Les investissements dans les infrastructures ont été dévoilés dans le budget du printemps 2007. Le gouvernement s'était alors dit «troublé» par la vétusté des écoles, des hôpitaux et des routes. Dans son discours budgétaire, Monique Jérôme-Forget ne disait pas un mot sur les effets de cette annonce sur l'économie ni sur la nécessité d'adopter une telle stratégie pour parer à un éventuel ralentissement.

Les bons coups

Jean Charest a également vanté les impacts positifs d'autres gestes de son gouvernement: les réductions d'impôt d'un milliard de dollars et l'élimination de la taxe sur le capital pour le secteur manufacturier.

Le premier ministre se défend de dresser un portrait «jovialiste» de la situation comme l'accuse l'opposition. «On ne met pas de lunettes roses. On dit aux Québécois: mettons-nous les yeux devant les trous.
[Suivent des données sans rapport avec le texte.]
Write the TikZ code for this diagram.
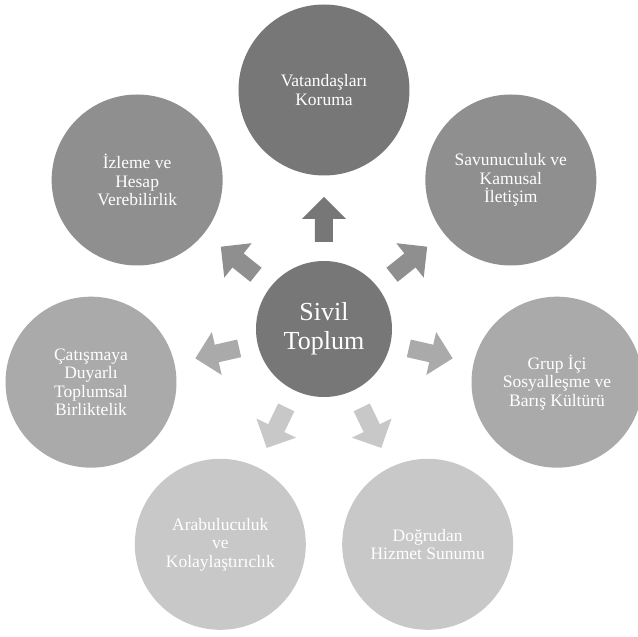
\documentclass[tikz,border=0pt]{standalone}
\usepackage{fontspec}
\setmainfont{Liberation Serif}

\definecolor{grayA}{RGB}{119,119,119}
\definecolor{grayB}{RGB}{143,143,143}
\definecolor{grayC}{RGB}{170,170,170}
\definecolor{grayD}{RGB}{200,200,200}

\begin{document}
\begin{tikzpicture}[x=1pt,y=1pt,
    hub/.style={circle,minimum size=136pt,inner sep=0pt,text=white,align=center,
      font=\fontsize{26}{29}\selectfont},
    leaf/.style={circle,minimum size=171pt,inner sep=0pt,text=white,align=center,
      font=\fontsize{17.5}{18.5}\selectfont}]
  \clip (-324,-308) rectangle (314,329);
  % centre
  \node[hub,fill=grayA] (st) at (0,0) {Sivil\\Toplum};
  % outer circles
  \node[leaf,fill=grayA] (vk) at (90:239pt) {Vatandaşları\\Koruma};
  \node[leaf,fill=grayB] (sk) at (38.571:239pt) {Savunuculuk ve\\Kamusal\\İletişim};
  \node[leaf,fill=grayC] (gi) at (-12.857:239pt) {Grup İçi\\Sosyalleşme ve\\Barış Kültürü};
  \node[leaf,fill=grayD] (dh) at (-64.286:239pt) {Doğrudan\\Hizmet Sunumu};
  \node[leaf,fill=grayD] (ak) at (-115.714:239pt) {Arabuluculuk\\ve\\Kolaylaştırıclık};
  \node[leaf,fill=grayC] (cd) at (-167.143:239pt) {Çatışmaya\\Duyarlı\\Toplumsal\\Birliktelik};
  \node[leaf,fill=grayB] (ih) at (141.429:239pt) {İzleme ve\\Hesap\\Verebilirlik};
  % block arrows
  \foreach \a/\c in {90/grayA,38.571/grayB,-12.857/grayC,-64.286/grayD,
      -115.714/grayD,-167.143/grayC,141.429/grayB}
    \fill[\c,shift={(st.center)},rotate=\a] (87,-9) -- (110,-9) -- (110,-22)
      -- (132,0) -- (110,22) -- (110,9) -- (87,9) -- cycle;
\end{tikzpicture}
\end{document}
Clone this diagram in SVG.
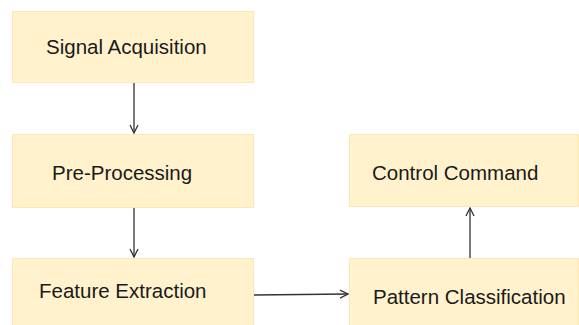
<svg xmlns="http://www.w3.org/2000/svg" width="579" height="325" viewBox="0 0 579 325">
<defs>
<style>
.box{fill:#FFF2CC;stroke:#FCE8B2;stroke-width:1}
.lbl{font-family:"Liberation Sans",Arial,sans-serif;font-size:20.5px;fill:#1a1a1a}
.con{stroke:#333333;stroke-width:1.3;fill:none}
</style>
<marker id="arr" viewBox="0 0 10 10" refX="9" refY="5" markerWidth="10" markerHeight="10" markerUnits="userSpaceOnUse" orient="auto">
<path d="M1,1 L9,5 L1,9" fill="none" stroke="#333333" stroke-width="1.3"/>
</marker>
</defs>
<rect width="579" height="325" fill="#ffffff"/>
<g id="connectors">
<line class="con" x1="134" y1="83" x2="134" y2="133" marker-end="url(#arr)"/>
<line class="con" x1="134" y1="208" x2="134" y2="257" marker-end="url(#arr)"/>
<line class="con" x1="254" y1="295" x2="348" y2="294" marker-end="url(#arr)"/>
<line class="con" x1="470" y1="258" x2="470" y2="208" marker-end="url(#arr)"/>
</g>
<g id="signal-acquisition">
<rect class="box" x="12.5" y="11.5" width="241" height="71"/>
<text class="lbl" x="46" y="54">Signal Acquisition</text>
</g>
<g id="pre-processing">
<rect class="box" x="12.5" y="134.5" width="241" height="73"/>
<text class="lbl" x="52" y="180">Pre-Processing</text>
</g>
<g id="feature-extraction">
<rect class="box" x="12.5" y="258.5" width="241" height="67"/>
<text class="lbl" x="39" y="298">Feature Extraction</text>
</g>
<g id="control-command">
<rect class="box" x="349.5" y="134.5" width="229" height="72"/>
<text class="lbl" x="372" y="180">Control Command</text>
</g>
<g id="pattern-classification">
<rect class="box" x="349.5" y="258.5" width="229" height="67"/>
<text class="lbl" x="373" y="304">Pattern Classification</text>
</g>
</svg>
Voilà ce qui arrive chez nous, et ailleurs. Est-ce qu'il y a un impact sur l'économie du Québec? Forcément, on est dépendants de l'économie américaine. Mais sur la situation financière, ce n'est pas pareil du tout», a-t-il expliqué. Les institutions financières canadiennes sont «beaucoup mieux capitalisées» que leurs consoeurs américaines. Le Canada n'a pas connu d'hyperinflation ni de bulle dans le secteur résidentiel comme aux États-Unis, a-t-il ajouté.

Monique Jérôme-Forget présentera une «mise à jour» de la situation économique et financière du Québec d'ici la fin du mois, plus tôt qu'à l'habitude. Aucune nouvelle mesure n'y sera annoncée. La ministre lancera ensuite ses consultations prébudgétaires. «Les finances publiques sont serrées depuis un bon moment déjà», a rappelé M. Charest.

Le premier ministre a mobilisé des décideurs financiers pour suivre l'évolution des marchés en considérant les impacts sur les épargnants. Cette équipe de vigilance, présidée par Monique Jérôme-Forget, est composée notamment de la Banque Nationale, du Mouvement Desjardins, du Fonds FTQ, de la Caisse de dépôt, de l'Industrielle Alliance et de Power Corporation. Selon les constats de cette équipe, le gouvernement pourra, «au besoin, poser les gestes nécessaires», a dit M. Charest.

Il s'est également joint à ses homologues provinciaux afin de tenir une rencontre du Conseil de la fédération sur l'économie. Elle devrait avoir lieu le 20 octobre, au Québec.

Débat sur l'économie

Jean Charest a accepté la proposition de Pauline Marois, qu'il rencontrera aujourd'hui, de tenir un débat à l'Assemblée nationale sur l'état de l'économie. Il s'est toutefois montré surpris de son intérêt pour la question. «Quand elle m'a écrit le 17 septembre (pour demander cette rencontre), elle ne m'a pas écrit sur l'économie, sa priorité était de rouvrir les négociations constitutionnelles», afin de rapatrier les pouvoirs en matière de culture, a-t-il dit.

Jean Charest demande à Pauline Marois et Mario Dumont, qu'il rencontrera également aujourd'hui, «d'éviter de noircir inutilement le tableau parce que ç'a un impact sur la vie des gens. Les citoyens méritent mieux que de la pure partisanerie» alors qu'une crise fait rage.